Saved data entries
----

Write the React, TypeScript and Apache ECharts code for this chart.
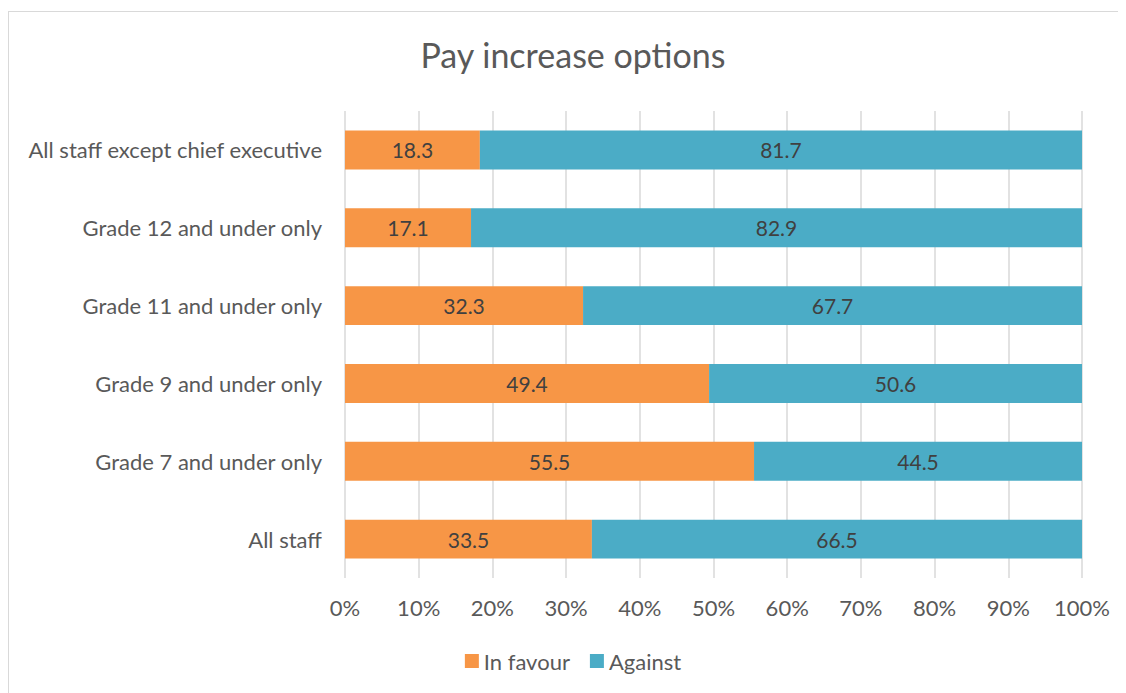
import React, { useEffect, useRef } from "react";
import * as echarts from "echarts";

const categories = [
  "All staff",
  "Grade 7 and under only",
  "Grade 9 and under only",
  "Grade 11 and under only",
  "Grade 12 and under only",
  "All staff except chief executive",
];
const inFavour = [33.5, 55.5, 49.4, 32.3, 17.1, 18.3];
const against = [66.5, 44.5, 50.6, 67.7, 82.9, 81.7];
const seriesNames = ["In favour", "Against"];
const title = "Pay increase options";

const FONT = "Lato, 'Open Sans', sans-serif";

export default function App() {
  const ref = useRef<HTMLDivElement>(null);
  useEffect(() => {
    if (!ref.current) return;
    const chart = echarts.init(ref.current, undefined, { renderer: "svg" });
    chart.setOption({
      animation: false,
      backgroundColor: "#ffffff",
      title: {
        text: title,
        left: 559,
        textAlign: "center",
        top: 20,
        textStyle: { fontFamily: FONT, fontSize: 34, fontWeight: "normal", color: "#595959" },
      },
      legend: {
        bottom: 23,
        left: "center",
        itemWidth: 14,
        itemHeight: 14,
        itemGap: 20,
        icon: "rect",
        textStyle: { fontFamily: FONT, fontSize: 22, color: "#595959" },
        data: seriesNames,
      },
      grid: { left: 336, right: 55, top: 99, bottom: 122, containLabel: false },
      xAxis: {
        type: "value",
        min: 0,
        max: 100,
        interval: 10,
        axisLabel: {
          formatter: (v: number) => v + "%",
          fontFamily: FONT,
          fontSize: 22,
          color: "#595959",
          margin: 18,
        },
        axisLine: { show: false },
        axisTick: { show: false },
        splitLine: { show: true, lineStyle: { color: "#d9d9d9", width: 1.5 } },
      },
      yAxis: {
        type: "category",
        data: categories,
        axisLine: { show: false },
        axisTick: { show: false },
        axisLabel: { fontFamily: FONT, fontSize: 22, color: "#595959", margin: 23 },
      },
      series: [
        {
          name: seriesNames[0],
          type: "bar",
          stack: "total",
          barWidth: "50%",
          data: inFavour,
          itemStyle: { color: "#F79646" },
          label: {
            show: true,
            position: "inside",
            fontFamily: FONT,
            fontSize: 21,
            color: "#404040",
            formatter: (p: any) => p.value.toFixed(1),
          },
        },
        {
          name: seriesNames[1],
          type: "bar",
          stack: "total",
          barWidth: "50%",
          data: against,
          itemStyle: { color: "#4BACC6" },
          label: {
            show: true,
            position: "inside",
            fontFamily: FONT,
            fontSize: 21,
            color: "#404040",
            formatter: (p: any) => p.value.toFixed(1),
          },
        },
      ],
    });
    return () => chart.dispose();
  }, []);
  return (
    <div
      style={{
        width: 1130,
        height: 690,
        marginTop: 3,
        border: "1px solid #d9d9d9",
        boxSizing: "border-box",
      }}
    >
      <div ref={ref} style={{ width: 1128, height: 688 }} />
    </div>
  );
}
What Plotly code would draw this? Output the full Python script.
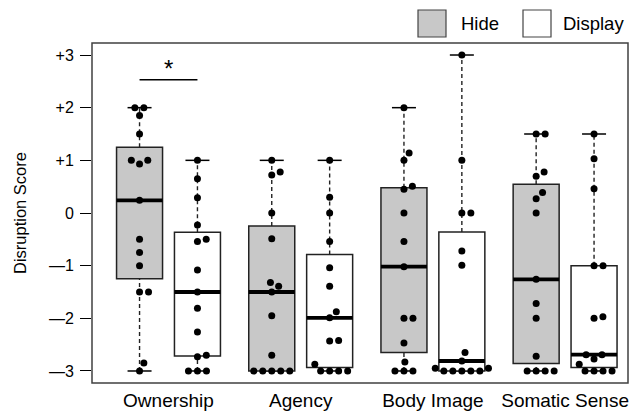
import math
import plotly.graph_objects as go

# ---------------- data ----------------
categories = ["Ownership", "Agency", "Body Image", "Somatic Sense"]
conditions = ["Hide", "Display"]

ownership_hide = [2.0, 2.0, 1.85, 1.5, 1.0, 1.0, 0.93, 0.24, -0.5, -0.75, -1.0, -1.5, -1.5, -2.85, -3.0]
ownership_display = [1.0, 0.65, 0.29, -0.23, -0.5, -0.54, -1.08, -1.5, -1.81, -2.26, -2.7, -2.73, -3.0, -3.0, -3.0]
agency_hide = [1.0, 0.78, 0.72, 0.0, -0.49, -1.32, -1.39, -1.5, -1.95, -2.7, -3.0, -3.0, -3.0, -3.0, -3.0]
agency_display = [1.0, 0.3, 0.0, -0.54, -1.04, -1.39, -1.875, -1.99, -2.42, -2.43, -2.87, -3.0, -3.0, -3.0, -3.0]
body_hide = [2.0, 1.14, 1.0, 0.51, 0.45, 0.0, -0.54, -1.02, -2.0, -2.0, -2.47, -2.83, -3.0, -3.0, -3.0]
body_display = [3.0, 1.0, 0.0, 0.0, -0.72, -0.99, -2.65, -2.81, -2.95, -2.95, -3.0, -3.0, -3.0, -3.0, -3.0]
somatic_hide = [1.5, 1.5, 0.78, 0.7, 0.39, 0.27, 0.0, -1.26, -1.72, -2.0, -2.72, -3.0, -3.0, -3.0, -3.0]
somatic_display = [1.5, 1.03, 0.46, -1.0, -1.0, -1.97, -2.0, -2.69, -2.69, -2.77, -2.87, -3.0, -3.0, -3.0, -3.0]

hide_series = [ownership_hide, agency_hide, body_hide, somatic_hide]
display_series = [ownership_display, agency_display, body_display, somatic_display]

y_tickvals = [-3, -2, -1, 0, 1, 2, 3]
y_ticktext = ["\u20143", "\u20142", "\u20141", "0", "+1", "+2", "+3"]
significance_label = "*"

# ---------------- geometry / style ----------------
W, H = 632, 413
ML, MR, MT, MB = 92, 4, 43, 30
PW, PH = W - ML - MR, H - MT - MB
XR = [-0.5787, 3.4758]
YR = [-3.228, 3.228]
PPU_X = PW / (XR[1] - XR[0])
PPU_Y = PH / (YR[1] - YR[0])
PAIR_OFF = 0.219
BOX_HALF = 23 / PPU_X
CAP_HALF = 12 / PPU_X
SWARM_D = 9.0  # px between point centres
HIDE_FILL = "#C8C8C8"
FONT = "Liberation Sans, Arial, sans-serif"


def fivenum(v):
    x = sorted(v)
    n = len(x)
    n4 = math.floor((n + 3) / 2) / 2
    d = [1, n4, (n + 1) / 2, n + 1 - n4, n]
    return [0.5 * (x[math.floor(di) - 1] + x[math.ceil(di) - 1]) for di in d]


def box_stats(v):
    _, q1, med, q3, _ = fivenum(v)
    iqr = q3 - q1
    lo = min(a for a in v if a >= q1 - 1.5 * iqr)
    hi = max(a for a in v if a <= q3 + 1.5 * iqr)
    return q1, med, q3, lo, hi


def swarm(vals):
    order = sorted(range(len(vals)), key=lambda i: vals[i])
    placed = []
    offs = [0.0] * len(vals)
    d2 = SWARM_D ** 2
    for i in order:
        y = vals[i] * PPU_Y
        cands = [0.0]
        for px, py in placed:
            dy = abs(py - y)
            if dy < SWARM_D:
                dx = math.sqrt(d2 - dy * dy)
                cands += [px + dx, px - dx]
        cands.sort(key=lambda c: (round(abs(c), 6), -c))
        for c in cands:
            if all((c - px) ** 2 + (y - py) ** 2 >= d2 - 1e-6 for px, py in placed):
                offs[i] = c
                placed.append((c, y))
                break
    return [o / PPU_X for o in offs]


fig = go.Figure()
shapes = []

for k in range(len(categories)):
    for vals, pos, fill in ((hide_series[k], k - PAIR_OFF, HIDE_FILL),
                            (display_series[k], k + PAIR_OFF, "white")):
        q1, med, q3, lo, hi = box_stats(vals)
        # whiskers (dashed)
        for a, b in ((q3, hi), (lo, q1)):
            shapes.append(dict(type="line", xref="x", yref="y", x0=pos, x1=pos, y0=a, y1=b,
                               line=dict(color="#222", width=1.4, dash="4px,3px"), layer="below"))
        # caps
        for c in (lo, hi):
            shapes.append(dict(type="line", xref="x", yref="y", x0=pos - CAP_HALF, x1=pos + CAP_HALF,
                               y0=c, y1=c, line=dict(color="black", width=1.5), layer="below"))
        # box
        shapes.append(dict(type="rect", xref="x", yref="y", x0=pos - BOX_HALF, x1=pos + BOX_HALF,
                           y0=q1, y1=q3, fillcolor=fill, line=dict(color="#222", width=1.5),
                           layer="below"))
        # median
        shapes.append(dict(type="line", xref="x", yref="y", x0=pos - BOX_HALF, x1=pos + BOX_HALF,
                           y0=med, y1=med, line=dict(color="black", width=3.8), layer="below"))
        offs = swarm(vals)
        fig.add_trace(go.Scatter(
            x=[pos + o for o in offs], y=vals, mode="markers",
            marker=dict(color="black", size=7, line=dict(width=0)),
            showlegend=False, hoverinfo="y"))

# significance bracket
sig_y = 2.53
shapes.append(dict(type="line", xref="x", yref="y", x0=-PAIR_OFF, x1=PAIR_OFF, y0=sig_y, y1=sig_y,
                   line=dict(color="black", width=1.6)))

# frame
shapes.append(dict(type="rect", xref="paper", yref="paper", x0=0, x1=1, y0=0, y1=1,
                   line=dict(color="#404040", width=1.5), layer="above"))


def px2paper_x(p):
    return (p - ML) / PW


def px2paper_y(p):
    return (H - MB - p) / PH


leg_items = [(conditions[0], HIDE_FILL, 418, 459), (conditions[1], "white", 523, 561)]
annotations = []
for name, fill, bx, tx in leg_items:
    shapes.append(dict(type="rect", xref="paper", yref="paper",
                       x0=px2paper_x(bx), x1=px2paper_x(bx + 28),
                       y0=px2paper_y(37), y1=px2paper_y(10),
                       fillcolor=fill, line=dict(color="#444", width=1.2)))
    annotations.append(dict(xref="paper", yref="paper", x=px2paper_x(tx), y=px2paper_y(24),
                            xanchor="left", yanchor="middle", text=name, showarrow=False,
                            font=dict(size=18.5, color="black", family=FONT)))

annotations.append(dict(xref="x", yref="y", x=0, y=2.75, text=significance_label, showarrow=False,
                        xanchor="center", yanchor="middle",
                        font=dict(size=24, color="black", family=FONT)))
annotations.append(dict(xref="paper", yref="paper", x=px2paper_x(20), y=0.5, text="Disruption Score",
                        textangle=-90, showarrow=False, xanchor="center", yanchor="middle",
                        font=dict(size=16.5, color="black", family=FONT)))

fig.update_layout(
    width=W, height=H,
    margin=dict(l=ML, r=MR, t=MT, b=MB, pad=0, autoexpand=False),
    paper_bgcolor="white", plot_bgcolor="white",
    font=dict(family=FONT, color="black"),
    shapes=shapes, annotations=annotations,
    xaxis=dict(range=XR, tickvals=list(range(len(categories))), ticktext=categories,
               ticks="", showgrid=False, zeroline=False, showline=False, automargin=False,
               ticklabelstandoff=4,
               tickfont=dict(size=19, family=FONT, color="black")),
    yaxis=dict(range=YR, tickvals=y_tickvals, ticktext=y_ticktext,
               ticks="outside", ticklen=11, tickwidth=1.2, tickcolor="black",
               showgrid=False, zeroline=False, showline=False, automargin=False,
               ticklabelstandoff=3,
               tickfont=dict(size=16, family=FONT, color="black")),
)

fig.write_html("out.html", config={"displayModeBar": False},
               post_script="document.body.style.margin='0px';document.body.style.overflow='hidden';")
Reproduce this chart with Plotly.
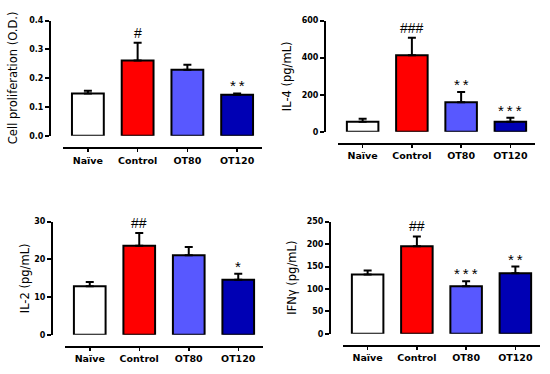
import plotly.graph_objects as go

groups = ["Naïve", "Control", "OT80", "OT120"]
colors = ["#FFFFFF", "#FF0000", "#5858FF", "#0000B4"]

cell_mean = [0.147, 0.261, 0.229, 0.142]
cell_err = [0.156, 0.323, 0.247, 0.147]
cell_sig = ["", "#", "", "**"]

il4_mean = [54, 413, 160, 55]
il4_err = [70, 507, 215, 76]
il4_sig = ["", "###", "**", "***"]

il2_mean = [12.9, 23.6, 21.1, 14.6]
il2_err = [14.0, 27.0, 23.3, 16.2]
il2_sig = ["", "##", "", "*"]

ifn_mean = [132, 195, 106, 135]
ifn_err = [141, 217, 117, 150]
ifn_sig = ["", "##", "***", "**"]

panels = [
    dict(mean=cell_mean, err=cell_err, sig=cell_sig, title="Cell proliferation (O.D.)",
         yrange=[0, 0.4], dtick=0.1, fmt=".1f",
         xdom=[63, 262], ydom=[135, 17], xpos=148, ypos=50, tx=13),
    dict(mean=il4_mean, err=il4_err, sig=il4_sig, title="IL-4 (pg/mL)",
         yrange=[0, 600], dtick=200, fmt="d",
         xdom=[338, 535], ydom=[131, 17], xpos=143, ypos=325, tx=287),
    dict(mean=il2_mean, err=il2_err, sig=il2_sig, title="IL-2 (pg/mL)",
         yrange=[0, 30], dtick=10, fmt="d",
         xdom=[65, 263], ydom=[339, 223], xpos=351, ypos=52, tx=25),
    dict(mean=ifn_mean, err=ifn_err, sig=ifn_sig, title="IFNγ (pg/mL)",
         yrange=[0, 250], dtick=50, fmt="d",
         xdom=[343, 540], ydom=[338, 223], xpos=350, ypos=330, tx=292),
]

W, H = 550, 374
fig = go.Figure()
annotations = []
tick_family = "DejaVu Sans, sans-serif"
sig_family = "Liberation Sans, Arial, sans-serif"

for i, p in enumerate(panels, start=1):
    xa = "x" if i == 1 else f"x{i}"
    ya = "y" if i == 1 else f"y{i}"
    fig.add_trace(go.Bar(
        x=groups, y=p["mean"], xaxis=xa, yaxis=ya,
        marker=dict(color=colors, line=dict(color="black", width=2)),
        width=0.64,
        error_y=dict(type="data", symmetric=False,
                     array=[e - m for e, m in zip(p["err"], p["mean"])],
                     arrayminus=[0] * 4, color="black", thickness=2, width=4),
        showlegend=False, hoverinfo="skip",
    ))
    for g, e, s in zip(groups, p["err"], p["sig"]):
        if s:
            is_star = s.startswith("*")
            txt = "\u2009".join(list(s)) if is_star else s
            annotations.append(dict(x=g, y=e, xref=xa, yref=ya, text=txt, showarrow=False,
                                    yanchor="bottom", yshift=(-3 if is_star else 0),
                                    font=dict(family=sig_family, size=(15 if is_star else 14),
                                              color="black")))
    xkey = "xaxis" if i == 1 else f"xaxis{i}"
    ykey = "yaxis" if i == 1 else f"yaxis{i}"
    fig.update_layout(**{
        xkey: dict(domain=[p["xdom"][0] / W, p["xdom"][1] / W], anchor="free",
                   position=1 - p["xpos"] / H, showline=True, linecolor="black", linewidth=2,
                   ticks="outside", ticklen=3, tickwidth=1.5, tickcolor="black",
                   tickfont=dict(family=tick_family, size=9.5, color="black", weight="bold"),
                   showgrid=False, zeroline=False, fixedrange=True),
        ykey: dict(domain=[1 - p["ydom"][0] / H, 1 - p["ydom"][1] / H], anchor="free",
                   position=p["ypos"] / W, range=p["yrange"], dtick=p["dtick"],
                   tickformat=p["fmt"], showline=True, linecolor="black", linewidth=2,
                   ticks="outside", ticklen=4, tickwidth=2, tickcolor="black",
                   tickfont=dict(family=tick_family, size=8, color="black", weight="bold"),
                   showgrid=False, zeroline=False, fixedrange=True),
    })
    annotations.append(dict(x=p["tx"] / W, y=1 - (p["ydom"][0] + p["ydom"][1]) / 2 / H,
                            xref="paper", yref="paper", text=p["title"], textangle=-90,
                            showarrow=False, xanchor="center", yanchor="middle",
                            font=dict(family=tick_family, size=11.5, color="black")))

fig.update_layout(width=W, height=H, margin=dict(l=0, r=0, t=0, b=0),
                  paper_bgcolor="white", plot_bgcolor="white",
                  annotations=annotations, bargap=0.36)
fig.write_html("out.html", config={"displayModeBar": False, "staticPlot": True},
               post_script="document.body.style.margin='0px';")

----

*Stated task*:
Find the word "this" in the records and pull out each line that has it.

*Result*:
Write the React, TypeScript and Apache ECharts code for this chart.
What Plotly code would draw this? Output the full Python script.
Reproduce this chart with Plotly.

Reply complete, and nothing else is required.